What exactly does that mean? Under "Total Payments" it says $9,183.00, which is the Amount Financed ($8,868.35) plus the Finance Charge ($944.65) at and APR of 3.99%. The way I understand this is that the Finance Charge is calculated based on my 60 month term so if I finish paying in under 60 months, the Finance Charge will be lower, thus my "Total Payments" will be less. Is this correct? I'm not exactly sure what that statement above means, but it seems to contradict what my understanding is because it says I "must pay the earned and unpaid part of the Finance Charge."
Isn't reading all of this legal mumbo jumbo fun? I can understand your confusion. Here is how I read it, which I will break down into sections:
You may prepay all or part of the unpaid part of the amount financed at any time. If you do so, you must pay the earned and unpaid part of the Finance Charge and all other amounts due up to the date of your payment.
The key part here is "up to the date of your payment," meaning that you are responsible for all of the finance charges and interest up to that point in your payment cycle. So let's say you pay $110 a month, of which $10 is the interest (not realistic numbers, I know, but simple math). You would owe $10 in interest for that month + the total amount left on your payoff at that time. In essence, you are still responsible for the interest for that month that you pay off your loan. You will also pay a minimum finance charge of $75(because the loan was over $2000), so the dealer was a little incorrect (but not legally wrong)for telling you there was no prepayment penalty. It's not a penalty, it's a "finance charge." This is not at all an unusual charge, just so you know.
So, let's say you pay off your car loan in January of 2014 for instance. You call the finance company and they say you have a $5000 payoff (total left that you owe, not including interest past that month). This will include that particular month's interest (the $10 from the example before) plus at LEAST the $75 finance charge to your total (because it says "minimum finance charge in the legalese above).
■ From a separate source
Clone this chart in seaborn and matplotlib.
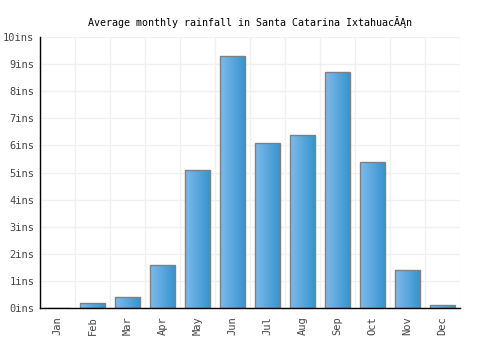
import matplotlib
matplotlib.use("Agg")
import matplotlib.pyplot as plt
import seaborn as sns
import pandas as pd
import numpy as np
from matplotlib.colors import LinearSegmentedColormap

months = ['Jan', 'Feb', 'Mar', 'Apr', 'May', 'Jun', 'Jul', 'Aug', 'Sep', 'Oct', 'Nov', 'Dec']
rain = [0, 0.2, 0.4, 1.6, 5.1, 9.3, 6.1, 6.4, 8.7, 5.4, 1.4, 0.1]
yticks = list(range(0, 11))
ylabels = [f'{v}ins' for v in yticks]

df = pd.DataFrame({'month': months, 'rain': rain})

sns.set_style('white')
plt.rcParams['font.family'] = ['DejaVu Sans Mono']

fig = plt.figure(figsize=(5, 3.5), dpi=100)
ax = fig.add_axes([0.08, 0.12, 0.84, 0.774])

sns.barplot(data=df, x='month', y='rain', ax=ax, width=0.7,
            color='#4da3dd', edgecolor='#808080', linewidth=1, zorder=3)

# gradient fill inside each bar
cmap = LinearSegmentedColormap.from_list('bars', ['#7dbbec', '#3894cf'])
grad = np.linspace(0, 1, 64).reshape(1, -1)
for p in ax.patches:
    x0, y0 = p.get_x(), p.get_y()
    w, h = p.get_width(), p.get_height()
    if h <= 0:
        continue
    im = ax.imshow(grad, cmap=cmap, aspect='auto', extent=[x0, x0 + w, y0, y0 + h],
                   zorder=3.5)
    im.set_clip_path(p)
    p.set_facecolor('none')
    p.set_zorder(4)

ax.set_xlim(-0.5, 11.5)
ax.set_ylim(0, 10)
ax.set_yticks(yticks)
ax.set_yticklabels(ylabels)
ax.set_xticks(np.arange(-0.5, 12, 1), minor=True)
ax.grid(True, which='minor', axis='x', color='#f0f0f0', linewidth=1, zorder=0)
ax.grid(True, which='major', axis='y', color='#f0f0f0', linewidth=1, zorder=0)
ax.tick_params(axis='x', which='both', length=0, rotation=90, labelsize=7.5, colors='#444444', pad=6)
ax.tick_params(axis='y', length=0, labelsize=7.5, colors='#444444', pad=4)
ax.set_xlabel('')
ax.set_ylabel('')
for s in ['top', 'right']:
    ax.spines[s].set_visible(False)
for s in ['left', 'bottom']:
    ax.spines[s].set_color('black')
    ax.spines[s].set_linewidth(1)
ax.spines['bottom'].set_zorder(5)

fig.suptitle('Average monthly rainfall in Santa Catarina IxtahuacĂĄn', fontsize=7.2,
             color='black', y=0.955)

fig.savefig('out.png', dpi=100)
To get a better idea of what I'm saying, please note that you can call your finance company at any time and ask for your payoff amount. That doesn't mean you're paying it right then, you can just say you want to know what the amount is.
(My opinion is just that - opinion. It is neither legally binding nor deemed to always be correct. I base all responses on my knowledge obtained while gaining my MBA and through life experiences. I do my best, but please remember that I am a volunteer, not a legal authority. Best wishes to all!)